YOUR GOAL: Select every line holding the word "this" and copy it.

## Begin GIVEN RECORDS

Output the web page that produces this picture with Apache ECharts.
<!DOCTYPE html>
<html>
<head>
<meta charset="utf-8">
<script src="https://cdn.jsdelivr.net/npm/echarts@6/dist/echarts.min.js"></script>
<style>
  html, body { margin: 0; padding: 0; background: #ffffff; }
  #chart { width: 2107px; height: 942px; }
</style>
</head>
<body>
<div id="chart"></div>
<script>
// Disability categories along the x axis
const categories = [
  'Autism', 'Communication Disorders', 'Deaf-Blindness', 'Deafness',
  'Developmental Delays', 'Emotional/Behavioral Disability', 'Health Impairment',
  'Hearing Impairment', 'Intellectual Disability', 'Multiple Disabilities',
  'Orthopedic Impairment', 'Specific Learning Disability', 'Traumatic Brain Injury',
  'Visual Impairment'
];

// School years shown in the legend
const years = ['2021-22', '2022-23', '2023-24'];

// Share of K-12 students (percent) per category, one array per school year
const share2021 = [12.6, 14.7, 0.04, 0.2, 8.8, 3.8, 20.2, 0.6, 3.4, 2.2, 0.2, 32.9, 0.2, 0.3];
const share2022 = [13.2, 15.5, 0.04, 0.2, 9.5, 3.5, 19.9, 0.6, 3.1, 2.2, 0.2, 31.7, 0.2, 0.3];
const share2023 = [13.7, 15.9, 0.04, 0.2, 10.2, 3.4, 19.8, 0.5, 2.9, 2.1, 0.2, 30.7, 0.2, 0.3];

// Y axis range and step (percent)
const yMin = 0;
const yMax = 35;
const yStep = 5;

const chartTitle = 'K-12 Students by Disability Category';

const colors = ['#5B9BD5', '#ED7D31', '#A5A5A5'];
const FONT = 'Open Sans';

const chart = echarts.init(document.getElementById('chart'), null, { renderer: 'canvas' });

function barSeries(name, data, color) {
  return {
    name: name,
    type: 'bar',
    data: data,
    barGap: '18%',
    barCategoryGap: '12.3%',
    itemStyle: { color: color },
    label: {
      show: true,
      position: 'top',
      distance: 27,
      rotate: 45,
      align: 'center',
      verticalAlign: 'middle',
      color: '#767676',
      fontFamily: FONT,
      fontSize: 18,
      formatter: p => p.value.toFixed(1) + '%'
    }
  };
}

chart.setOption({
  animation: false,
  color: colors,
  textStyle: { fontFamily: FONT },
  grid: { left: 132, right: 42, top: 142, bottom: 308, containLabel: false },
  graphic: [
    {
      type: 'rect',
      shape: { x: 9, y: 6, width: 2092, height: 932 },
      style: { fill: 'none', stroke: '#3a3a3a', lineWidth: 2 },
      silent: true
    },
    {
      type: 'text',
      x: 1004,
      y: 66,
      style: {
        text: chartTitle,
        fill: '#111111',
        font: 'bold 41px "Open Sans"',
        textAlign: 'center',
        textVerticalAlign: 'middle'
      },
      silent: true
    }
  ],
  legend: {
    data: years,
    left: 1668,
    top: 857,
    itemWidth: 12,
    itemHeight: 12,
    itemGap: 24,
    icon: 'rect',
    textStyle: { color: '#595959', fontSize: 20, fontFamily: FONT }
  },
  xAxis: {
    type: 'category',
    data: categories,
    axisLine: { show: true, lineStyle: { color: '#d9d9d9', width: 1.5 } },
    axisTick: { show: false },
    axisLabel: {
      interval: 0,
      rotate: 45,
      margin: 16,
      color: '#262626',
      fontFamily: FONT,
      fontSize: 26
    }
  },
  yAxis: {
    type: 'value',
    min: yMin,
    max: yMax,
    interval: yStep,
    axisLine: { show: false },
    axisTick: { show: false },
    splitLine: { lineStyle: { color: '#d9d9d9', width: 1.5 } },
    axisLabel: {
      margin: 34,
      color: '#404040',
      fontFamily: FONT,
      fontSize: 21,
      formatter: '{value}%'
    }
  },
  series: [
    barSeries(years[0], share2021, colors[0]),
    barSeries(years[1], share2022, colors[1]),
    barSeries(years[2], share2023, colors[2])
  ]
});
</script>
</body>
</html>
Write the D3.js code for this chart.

## End GIVEN RECORDS

THE OUTPUT:
Output the web page that produces this picture with Apache ECharts.
Write the D3.js code for this chart.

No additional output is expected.